### Provided data

>>>

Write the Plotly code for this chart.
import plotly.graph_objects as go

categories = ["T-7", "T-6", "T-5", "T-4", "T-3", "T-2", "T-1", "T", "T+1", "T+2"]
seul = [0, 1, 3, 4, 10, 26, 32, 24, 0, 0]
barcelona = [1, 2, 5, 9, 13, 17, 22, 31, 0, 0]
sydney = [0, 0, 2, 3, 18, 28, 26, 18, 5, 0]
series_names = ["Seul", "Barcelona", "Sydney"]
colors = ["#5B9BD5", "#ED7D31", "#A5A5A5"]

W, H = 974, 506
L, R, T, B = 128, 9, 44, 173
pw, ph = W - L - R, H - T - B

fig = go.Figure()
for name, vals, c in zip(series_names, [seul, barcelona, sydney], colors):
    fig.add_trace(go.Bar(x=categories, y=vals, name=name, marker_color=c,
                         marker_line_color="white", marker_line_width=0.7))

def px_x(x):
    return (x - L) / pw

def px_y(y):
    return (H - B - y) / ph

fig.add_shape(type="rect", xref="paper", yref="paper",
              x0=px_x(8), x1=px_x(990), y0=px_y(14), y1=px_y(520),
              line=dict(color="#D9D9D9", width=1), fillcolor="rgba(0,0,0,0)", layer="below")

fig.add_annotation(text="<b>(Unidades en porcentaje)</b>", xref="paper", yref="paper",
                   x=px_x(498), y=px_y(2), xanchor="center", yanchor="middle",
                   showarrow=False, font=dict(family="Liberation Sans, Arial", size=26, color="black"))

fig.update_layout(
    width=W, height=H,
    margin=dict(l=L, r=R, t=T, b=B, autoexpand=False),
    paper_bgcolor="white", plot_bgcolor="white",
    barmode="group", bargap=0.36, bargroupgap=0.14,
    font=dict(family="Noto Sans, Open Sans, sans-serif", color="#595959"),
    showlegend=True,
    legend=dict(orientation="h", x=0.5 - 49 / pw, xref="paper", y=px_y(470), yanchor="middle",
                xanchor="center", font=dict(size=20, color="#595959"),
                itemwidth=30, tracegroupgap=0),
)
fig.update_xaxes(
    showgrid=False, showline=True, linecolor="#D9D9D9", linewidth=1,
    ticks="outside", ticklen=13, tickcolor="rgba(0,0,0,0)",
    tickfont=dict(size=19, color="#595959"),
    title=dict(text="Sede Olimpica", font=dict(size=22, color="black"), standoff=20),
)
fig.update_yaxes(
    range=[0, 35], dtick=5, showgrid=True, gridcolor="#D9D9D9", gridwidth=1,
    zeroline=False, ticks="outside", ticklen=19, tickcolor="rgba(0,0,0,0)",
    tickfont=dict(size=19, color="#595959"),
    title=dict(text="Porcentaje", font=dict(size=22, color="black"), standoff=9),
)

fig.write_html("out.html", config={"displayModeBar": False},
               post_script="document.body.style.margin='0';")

<<<

### Given problem
Output all of the data again, exactly.

### Output of the task
Write the Plotly code for this chart.
import plotly.graph_objects as go

categories = ["T-7", "T-6", "T-5", "T-4", "T-3", "T-2", "T-1", "T", "T+1", "T+2"]
seul = [0, 1, 3, 4, 10, 26, 32, 24, 0, 0]
barcelona = [1, 2, 5, 9, 13, 17, 22, 31, 0, 0]
sydney = [0, 0, 2, 3, 18, 28, 26, 18, 5, 0]
series_names = ["Seul", "Barcelona", "Sydney"]
colors = ["#5B9BD5", "#ED7D31", "#A5A5A5"]

W, H = 974, 506
L, R, T, B = 128, 9, 44, 173
pw, ph = W - L - R, H - T - B

fig = go.Figure()
for name, vals, c in zip(series_names, [seul, barcelona, sydney], colors):
    fig.add_trace(go.Bar(x=categories, y=vals, name=name, marker_color=c,
                         marker_line_color="white", marker_line_width=0.7))

def px_x(x):
    return (x - L) / pw

def px_y(y):
    return (H - B - y) / ph

fig.add_shape(type="rect", xref="paper", yref="paper",
              x0=px_x(8), x1=px_x(990), y0=px_y(14), y1=px_y(520),
              line=dict(color="#D9D9D9", width=1), fillcolor="rgba(0,0,0,0)", layer="below")

fig.add_annotation(text="<b>(Unidades en porcentaje)</b>", xref="paper", yref="paper",
                   x=px_x(498), y=px_y(2), xanchor="center", yanchor="middle",
                   showarrow=False, font=dict(family="Liberation Sans, Arial", size=26, color="black"))

fig.update_layout(
    width=W, height=H,
    margin=dict(l=L, r=R, t=T, b=B, autoexpand=False),
    paper_bgcolor="white", plot_bgcolor="white",
    barmode="group", bargap=0.36, bargroupgap=0.14,
    font=dict(family="Noto Sans, Open Sans, sans-serif", color="#595959"),
    showlegend=True,
    legend=dict(orientation="h", x=0.5 - 49 / pw, xref="paper", y=px_y(470), yanchor="middle",
                xanchor="center", font=dict(size=20, color="#595959"),
                itemwidth=30, tracegroupgap=0),
)
fig.update_xaxes(
    showgrid=False, showline=True, linecolor="#D9D9D9", linewidth=1,
    ticks="outside", ticklen=13, tickcolor="rgba(0,0,0,0)",
    tickfont=dict(size=19, color="#595959"),
    title=dict(text="Sede Olimpica", font=dict(size=22, color="black"), standoff=20),
)
fig.update_yaxes(
    range=[0, 35], dtick=5, showgrid=True, gridcolor="#D9D9D9", gridwidth=1,
    zeroline=False, ticks="outside", ticklen=19, tickcolor="rgba(0,0,0,0)",
    tickfont=dict(size=19, color="#595959"),
    title=dict(text="Porcentaje", font=dict(size=22, color="black"), standoff=9),
)

fig.write_html("out.html", config={"displayModeBar": False},
               post_script="document.body.style.margin='0';")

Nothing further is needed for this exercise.